• STORED DATA:
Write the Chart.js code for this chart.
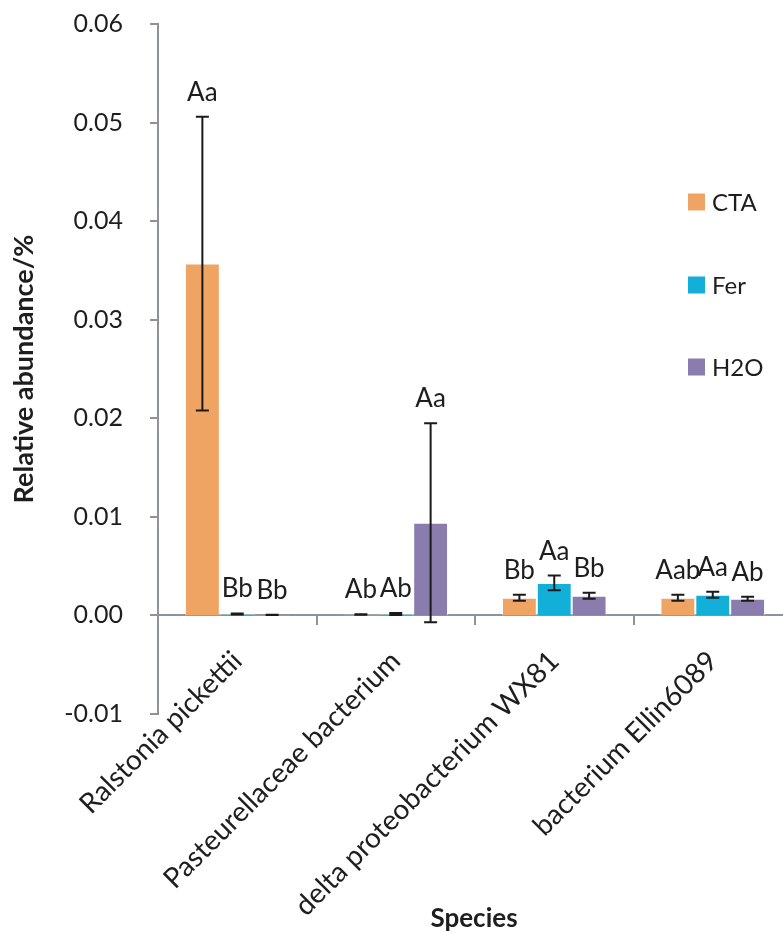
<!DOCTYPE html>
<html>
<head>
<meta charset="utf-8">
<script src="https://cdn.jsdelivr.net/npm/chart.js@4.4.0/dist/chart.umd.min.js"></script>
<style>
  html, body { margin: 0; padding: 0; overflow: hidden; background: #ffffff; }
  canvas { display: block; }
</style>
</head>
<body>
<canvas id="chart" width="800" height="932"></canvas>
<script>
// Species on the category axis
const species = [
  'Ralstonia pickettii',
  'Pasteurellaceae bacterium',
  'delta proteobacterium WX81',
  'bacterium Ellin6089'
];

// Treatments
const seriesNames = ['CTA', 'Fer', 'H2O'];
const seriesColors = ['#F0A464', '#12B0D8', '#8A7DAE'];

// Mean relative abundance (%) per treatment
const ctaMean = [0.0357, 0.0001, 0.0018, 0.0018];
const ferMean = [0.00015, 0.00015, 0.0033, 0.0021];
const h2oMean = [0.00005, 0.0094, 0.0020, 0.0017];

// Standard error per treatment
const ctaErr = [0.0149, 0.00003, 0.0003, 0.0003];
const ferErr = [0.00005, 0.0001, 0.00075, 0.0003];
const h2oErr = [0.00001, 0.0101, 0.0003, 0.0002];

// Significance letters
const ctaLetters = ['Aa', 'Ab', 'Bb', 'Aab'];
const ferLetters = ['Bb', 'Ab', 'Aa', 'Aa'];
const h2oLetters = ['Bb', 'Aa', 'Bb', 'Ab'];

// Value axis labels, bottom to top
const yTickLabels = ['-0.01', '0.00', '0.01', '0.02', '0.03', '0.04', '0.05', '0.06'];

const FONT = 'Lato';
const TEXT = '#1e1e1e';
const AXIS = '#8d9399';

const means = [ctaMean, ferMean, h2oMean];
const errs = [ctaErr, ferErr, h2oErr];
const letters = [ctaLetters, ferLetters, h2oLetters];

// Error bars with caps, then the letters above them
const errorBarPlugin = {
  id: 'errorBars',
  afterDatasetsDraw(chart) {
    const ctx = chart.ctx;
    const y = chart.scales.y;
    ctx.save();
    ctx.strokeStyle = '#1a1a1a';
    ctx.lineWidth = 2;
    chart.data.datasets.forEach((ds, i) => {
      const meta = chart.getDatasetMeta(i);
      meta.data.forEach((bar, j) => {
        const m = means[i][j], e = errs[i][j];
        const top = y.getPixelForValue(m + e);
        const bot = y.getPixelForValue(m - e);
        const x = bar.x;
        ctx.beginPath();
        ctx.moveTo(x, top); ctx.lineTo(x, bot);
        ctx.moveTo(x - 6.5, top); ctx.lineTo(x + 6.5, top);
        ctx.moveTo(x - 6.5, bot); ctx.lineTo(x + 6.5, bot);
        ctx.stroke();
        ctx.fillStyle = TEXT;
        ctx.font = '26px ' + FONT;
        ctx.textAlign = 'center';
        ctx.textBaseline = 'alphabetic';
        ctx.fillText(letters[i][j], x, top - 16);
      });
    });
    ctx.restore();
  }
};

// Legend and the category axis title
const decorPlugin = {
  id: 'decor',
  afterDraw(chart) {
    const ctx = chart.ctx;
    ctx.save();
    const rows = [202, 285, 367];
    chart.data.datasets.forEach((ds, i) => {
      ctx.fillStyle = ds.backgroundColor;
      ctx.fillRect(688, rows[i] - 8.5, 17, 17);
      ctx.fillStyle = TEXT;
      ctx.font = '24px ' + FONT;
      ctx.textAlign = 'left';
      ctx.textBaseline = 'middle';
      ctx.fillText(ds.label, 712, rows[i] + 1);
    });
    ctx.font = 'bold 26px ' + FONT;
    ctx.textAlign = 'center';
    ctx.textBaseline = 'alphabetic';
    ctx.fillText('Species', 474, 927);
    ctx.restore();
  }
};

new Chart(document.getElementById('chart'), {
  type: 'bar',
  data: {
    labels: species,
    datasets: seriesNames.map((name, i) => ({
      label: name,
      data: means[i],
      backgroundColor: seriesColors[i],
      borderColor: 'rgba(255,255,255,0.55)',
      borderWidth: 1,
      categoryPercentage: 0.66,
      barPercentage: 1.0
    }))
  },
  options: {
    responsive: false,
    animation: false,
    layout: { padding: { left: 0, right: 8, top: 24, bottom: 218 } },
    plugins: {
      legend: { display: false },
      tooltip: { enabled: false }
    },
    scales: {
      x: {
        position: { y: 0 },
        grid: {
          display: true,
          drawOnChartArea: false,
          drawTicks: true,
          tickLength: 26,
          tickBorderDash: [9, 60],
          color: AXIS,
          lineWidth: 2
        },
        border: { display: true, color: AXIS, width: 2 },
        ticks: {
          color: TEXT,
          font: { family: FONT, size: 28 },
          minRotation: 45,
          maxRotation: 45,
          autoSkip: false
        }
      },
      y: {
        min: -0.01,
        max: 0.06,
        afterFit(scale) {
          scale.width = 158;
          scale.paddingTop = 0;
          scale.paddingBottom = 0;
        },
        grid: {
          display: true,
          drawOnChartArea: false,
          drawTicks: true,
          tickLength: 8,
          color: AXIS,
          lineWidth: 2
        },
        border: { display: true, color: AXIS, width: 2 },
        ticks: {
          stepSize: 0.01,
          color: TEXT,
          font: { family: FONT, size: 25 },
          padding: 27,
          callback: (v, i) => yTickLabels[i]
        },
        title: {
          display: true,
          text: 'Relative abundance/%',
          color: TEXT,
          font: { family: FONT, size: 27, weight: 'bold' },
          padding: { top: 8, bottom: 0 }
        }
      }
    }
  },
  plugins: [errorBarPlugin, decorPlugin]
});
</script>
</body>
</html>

• GIVEN EXERCISE: Repeat the data exactly, dropping every picture it holds.

• WRITTEN SOLUTION:
Write the Chart.js code for this chart.
<!DOCTYPE html>
<html>
<head>
<meta charset="utf-8">
<script src="https://cdn.jsdelivr.net/npm/chart.js@4.4.0/dist/chart.umd.min.js"></script>
<style>
  html, body { margin: 0; padding: 0; overflow: hidden; background: #ffffff; }
  canvas { display: block; }
</style>
</head>
<body>
<canvas id="chart" width="800" height="932"></canvas>
<script>
// Species on the category axis
const species = [
  'Ralstonia pickettii',
  'Pasteurellaceae bacterium',
  'delta proteobacterium WX81',
  'bacterium Ellin6089'
];

// Treatments
const seriesNames = ['CTA', 'Fer', 'H2O'];
const seriesColors = ['#F0A464', '#12B0D8', '#8A7DAE'];

// Mean relative abundance (%) per treatment
const ctaMean = [0.0357, 0.0001, 0.0018, 0.0018];
const ferMean = [0.00015, 0.00015, 0.0033, 0.0021];
const h2oMean = [0.00005, 0.0094, 0.0020, 0.0017];

// Standard error per treatment
const ctaErr = [0.0149, 0.00003, 0.0003, 0.0003];
const ferErr = [0.00005, 0.0001, 0.00075, 0.0003];
const h2oErr = [0.00001, 0.0101, 0.0003, 0.0002];

// Significance letters
const ctaLetters = ['Aa', 'Ab', 'Bb', 'Aab'];
const ferLetters = ['Bb', 'Ab', 'Aa', 'Aa'];
const h2oLetters = ['Bb', 'Aa', 'Bb', 'Ab'];

// Value axis labels, bottom to top
const yTickLabels = ['-0.01', '0.00', '0.01', '0.02', '0.03', '0.04', '0.05', '0.06'];

const FONT = 'Lato';
const TEXT = '#1e1e1e';
const AXIS = '#8d9399';

const means = [ctaMean, ferMean, h2oMean];
const errs = [ctaErr, ferErr, h2oErr];
const letters = [ctaLetters, ferLetters, h2oLetters];

// Error bars with caps, then the letters above them
const errorBarPlugin = {
  id: 'errorBars',
  afterDatasetsDraw(chart) {
    const ctx = chart.ctx;
    const y = chart.scales.y;
    ctx.save();
    ctx.strokeStyle = '#1a1a1a';
    ctx.lineWidth = 2;
    chart.data.datasets.forEach((ds, i) => {
      const meta = chart.getDatasetMeta(i);
      meta.data.forEach((bar, j) => {
        const m = means[i][j], e = errs[i][j];
        const top = y.getPixelForValue(m + e);
        const bot = y.getPixelForValue(m - e);
        const x = bar.x;
        ctx.beginPath();
        ctx.moveTo(x, top); ctx.lineTo(x, bot);
        ctx.moveTo(x - 6.5, top); ctx.lineTo(x + 6.5, top);
        ctx.moveTo(x - 6.5, bot); ctx.lineTo(x + 6.5, bot);
        ctx.stroke();
        ctx.fillStyle = TEXT;
        ctx.font = '26px ' + FONT;
        ctx.textAlign = 'center';
        ctx.textBaseline = 'alphabetic';
        ctx.fillText(letters[i][j], x, top - 16);
      });
    });
    ctx.restore();
  }
};

// Legend and the category axis title
const decorPlugin = {
  id: 'decor',
  afterDraw(chart) {
    const ctx = chart.ctx;
    ctx.save();
    const rows = [202, 285, 367];
    chart.data.datasets.forEach((ds, i) => {
      ctx.fillStyle = ds.backgroundColor;
      ctx.fillRect(688, rows[i] - 8.5, 17, 17);
      ctx.fillStyle = TEXT;
      ctx.font = '24px ' + FONT;
      ctx.textAlign = 'left';
      ctx.textBaseline = 'middle';
      ctx.fillText(ds.label, 712, rows[i] + 1);
    });
    ctx.font = 'bold 26px ' + FONT;
    ctx.textAlign = 'center';
    ctx.textBaseline = 'alphabetic';
    ctx.fillText('Species', 474, 927);
    ctx.restore();
  }
};

new Chart(document.getElementById('chart'), {
  type: 'bar',
  data: {
    labels: species,
    datasets: seriesNames.map((name, i) => ({
      label: name,
      data: means[i],
      backgroundColor: seriesColors[i],
      borderColor: 'rgba(255,255,255,0.55)',
      borderWidth: 1,
      categoryPercentage: 0.66,
      barPercentage: 1.0
    }))
  },
  options: {
    responsive: false,
    animation: false,
    layout: { padding: { left: 0, right: 8, top: 24, bottom: 218 } },
    plugins: {
      legend: { display: false },
      tooltip: { enabled: false }
    },
    scales: {
      x: {
        position: { y: 0 },
        grid: {
          display: true,
          drawOnChartArea: false,
          drawTicks: true,
          tickLength: 26,
          tickBorderDash: [9, 60],
          color: AXIS,
          lineWidth: 2
        },
        border: { display: true, color: AXIS, width: 2 },
        ticks: {
          color: TEXT,
          font: { family: FONT, size: 28 },
          minRotation: 45,
          maxRotation: 45,
          autoSkip: false
        }
      },
      y: {
        min: -0.01,
        max: 0.06,
        afterFit(scale) {
          scale.width = 158;
          scale.paddingTop = 0;
          scale.paddingBottom = 0;
        },
        grid: {
          display: true,
          drawOnChartArea: false,
          drawTicks: true,
          tickLength: 8,
          color: AXIS,
          lineWidth: 2
        },
        border: { display: true, color: AXIS, width: 2 },
        ticks: {
          stepSize: 0.01,
          color: TEXT,
          font: { family: FONT, size: 25 },
          padding: 27,
          callback: (v, i) => yTickLabels[i]
        },
        title: {
          display: true,
          text: 'Relative abundance/%',
          color: TEXT,
          font: { family: FONT, size: 27, weight: 'bold' },
          padding: { top: 8, bottom: 0 }
        }
      }
    }
  },
  plugins: [errorBarPlugin, decorPlugin]
});
</script>
</body>
</html>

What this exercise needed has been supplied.